#### DATA EXCERPT
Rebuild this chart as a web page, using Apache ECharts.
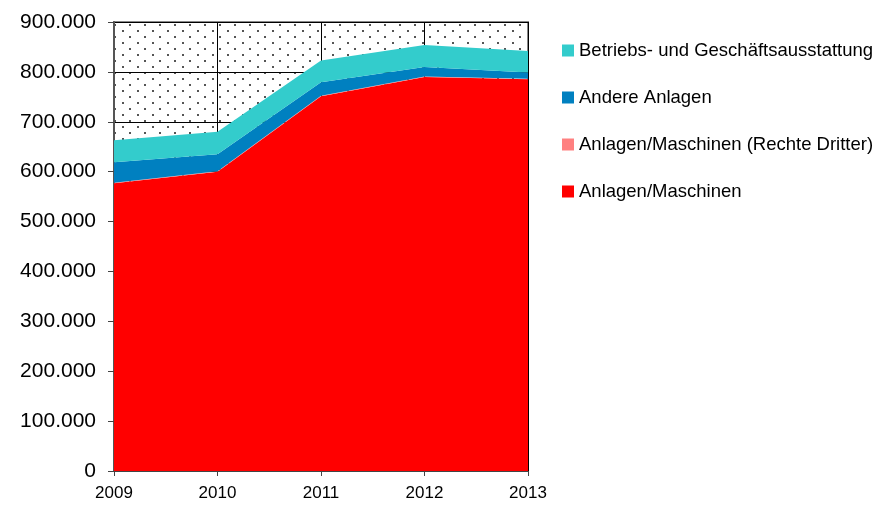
<!DOCTYPE html>
<html>
<head>
<meta charset="utf-8">
<script src="https://cdn.jsdelivr.net/npm/echarts@6/dist/echarts.min.js"></script>
<style>
html,body{margin:0;padding:0;background:#fff;}
#c{width:877px;height:509px;}
</style>
</head>
<body>
<div id="c"></div>
<script>
var years = ['2009', '2010', '2011', '2012', '2013'];
var anlagenMaschinen = [577000, 600000, 751000, 790000, 785000];
var rechteDritter = [1000, 1000, 1000, 1000, 1000];
var andereAnlagen = [41000, 34000, 27000, 19000, 13000];
var betriebsAusstattung = [44000, 45000, 44000, 44000, 43000];
var seriesNames = ['Anlagen/Maschinen', 'Anlagen/Maschinen (Rechte Dritter)', 'Andere Anlagen', 'Betriebs- und Geschäftsausstattung'];
var seriesColors = ['#FF0000', '#FF8080', '#0080C0', '#33CCCC'];
var seriesData = [anlagenMaschinen, rechteDritter, andereAnlagen, betriebsAusstattung];

function fmt(v) {
  return String(v).replace(/\B(?=(\d{3})+(?!\d))/g, '.');
}

var pc = document.createElement('canvas');
pc.width = 15; pc.height = 12;
var px = pc.getContext('2d');
px.fillStyle = '#ffffff';
px.fillRect(0, 0, 15, 12);
px.fillStyle = '#555555';
px.fillRect(9, 0, 2, 2);
px.fillRect(2, 6, 2, 2);

var chart = echarts.init(document.getElementById('c'), null, {renderer: 'canvas'});
var series = seriesNames.map(function (n, i) {
  return {
    name: n,
    type: 'line',
    stack: 'total',
    data: seriesData[i],
    symbol: 'none',
    showSymbol: false,
    lineStyle: {width: 0},
    itemStyle: {color: seriesColors[i]},
    areaStyle: {color: seriesColors[i], opacity: 1},
    emphasis: {disabled: true}
  };
});

chart.setOption({
  animation: false,
  textStyle: {fontFamily: 'Liberation Sans, Arial, sans-serif'},
  grid: {
    left: 114, right: 349, top: 22, bottom: 38,
    show: true,
    backgroundColor: {image: pc, repeat: 'repeat'},
    borderColor: '#888888',
    borderWidth: 2
  },
  legend: {
    orient: 'vertical',
    left: 562,
    top: 41,
    padding: 0,
    itemWidth: 12,
    itemHeight: 12,
    itemGap: 28,
    icon: 'rect',
    selectedMode: false,
    data: seriesNames.slice().reverse(),
    textStyle: {fontSize: 18.5, lineHeight: 18, color: '#000', fontFamily: 'Liberation Sans, Arial, sans-serif'}
  },
  xAxis: {
    type: 'category',
    data: years,
    boundaryGap: false,
    axisLine: {show: true, lineStyle: {color: '#444', width: 1}},
    axisTick: {show: true, inside: false, length: 5, lineStyle: {color: '#444'}},
    axisLabel: {fontSize: 17, color: '#000', margin: 14},
    splitLine: {show: true, lineStyle: {color: '#000', width: 1}}
  },
  yAxis: {
    type: 'value',
    min: 0,
    max: 900000,
    interval: 100000,
    axisLine: {show: true, lineStyle: {color: '#555', width: 2}},
    axisTick: {show: true, length: 6, lineStyle: {color: '#444'}},
    axisLabel: {fontSize: 21, color: '#000', margin: 18, formatter: fmt},
    splitLine: {show: true, lineStyle: {color: '#000', width: 1}}
  },
  series: series
});
</script>
</body>
</html>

#### PROBLEM
Without the pictures, repeat the listing above exactly.

#### RESULT OF THE TASK
Rebuild this chart as a web page, using Apache ECharts.
<!DOCTYPE html>
<html>
<head>
<meta charset="utf-8">
<script src="https://cdn.jsdelivr.net/npm/echarts@6/dist/echarts.min.js"></script>
<style>
html,body{margin:0;padding:0;background:#fff;}
#c{width:877px;height:509px;}
</style>
</head>
<body>
<div id="c"></div>
<script>
var years = ['2009', '2010', '2011', '2012', '2013'];
var anlagenMaschinen = [577000, 600000, 751000, 790000, 785000];
var rechteDritter = [1000, 1000, 1000, 1000, 1000];
var andereAnlagen = [41000, 34000, 27000, 19000, 13000];
var betriebsAusstattung = [44000, 45000, 44000, 44000, 43000];
var seriesNames = ['Anlagen/Maschinen', 'Anlagen/Maschinen (Rechte Dritter)', 'Andere Anlagen', 'Betriebs- und Geschäftsausstattung'];
var seriesColors = ['#FF0000', '#FF8080', '#0080C0', '#33CCCC'];
var seriesData = [anlagenMaschinen, rechteDritter, andereAnlagen, betriebsAusstattung];

function fmt(v) {
  return String(v).replace(/\B(?=(\d{3})+(?!\d))/g, '.');
}

var pc = document.createElement('canvas');
pc.width = 15; pc.height = 12;
var px = pc.getContext('2d');
px.fillStyle = '#ffffff';
px.fillRect(0, 0, 15, 12);
px.fillStyle = '#555555';
px.fillRect(9, 0, 2, 2);
px.fillRect(2, 6, 2, 2);

var chart = echarts.init(document.getElementById('c'), null, {renderer: 'canvas'});
var series = seriesNames.map(function (n, i) {
  return {
    name: n,
    type: 'line',
    stack: 'total',
    data: seriesData[i],
    symbol: 'none',
    showSymbol: false,
    lineStyle: {width: 0},
    itemStyle: {color: seriesColors[i]},
    areaStyle: {color: seriesColors[i], opacity: 1},
    emphasis: {disabled: true}
  };
});

chart.setOption({
  animation: false,
  textStyle: {fontFamily: 'Liberation Sans, Arial, sans-serif'},
  grid: {
    left: 114, right: 349, top: 22, bottom: 38,
    show: true,
    backgroundColor: {image: pc, repeat: 'repeat'},
    borderColor: '#888888',
    borderWidth: 2
  },
  legend: {
    orient: 'vertical',
    left: 562,
    top: 41,
    padding: 0,
    itemWidth: 12,
    itemHeight: 12,
    itemGap: 28,
    icon: 'rect',
    selectedMode: false,
    data: seriesNames.slice().reverse(),
    textStyle: {fontSize: 18.5, lineHeight: 18, color: '#000', fontFamily: 'Liberation Sans, Arial, sans-serif'}
  },
  xAxis: {
    type: 'category',
    data: years,
    boundaryGap: false,
    axisLine: {show: true, lineStyle: {color: '#444', width: 1}},
    axisTick: {show: true, inside: false, length: 5, lineStyle: {color: '#444'}},
    axisLabel: {fontSize: 17, color: '#000', margin: 14},
    splitLine: {show: true, lineStyle: {color: '#000', width: 1}}
  },
  yAxis: {
    type: 'value',
    min: 0,
    max: 900000,
    interval: 100000,
    axisLine: {show: true, lineStyle: {color: '#555', width: 2}},
    axisTick: {show: true, length: 6, lineStyle: {color: '#444'}},
    axisLabel: {fontSize: 21, color: '#000', margin: 18, formatter: fmt},
    splitLine: {show: true, lineStyle: {color: '#000', width: 1}}
  },
  series: series
});
</script>
</body>
</html>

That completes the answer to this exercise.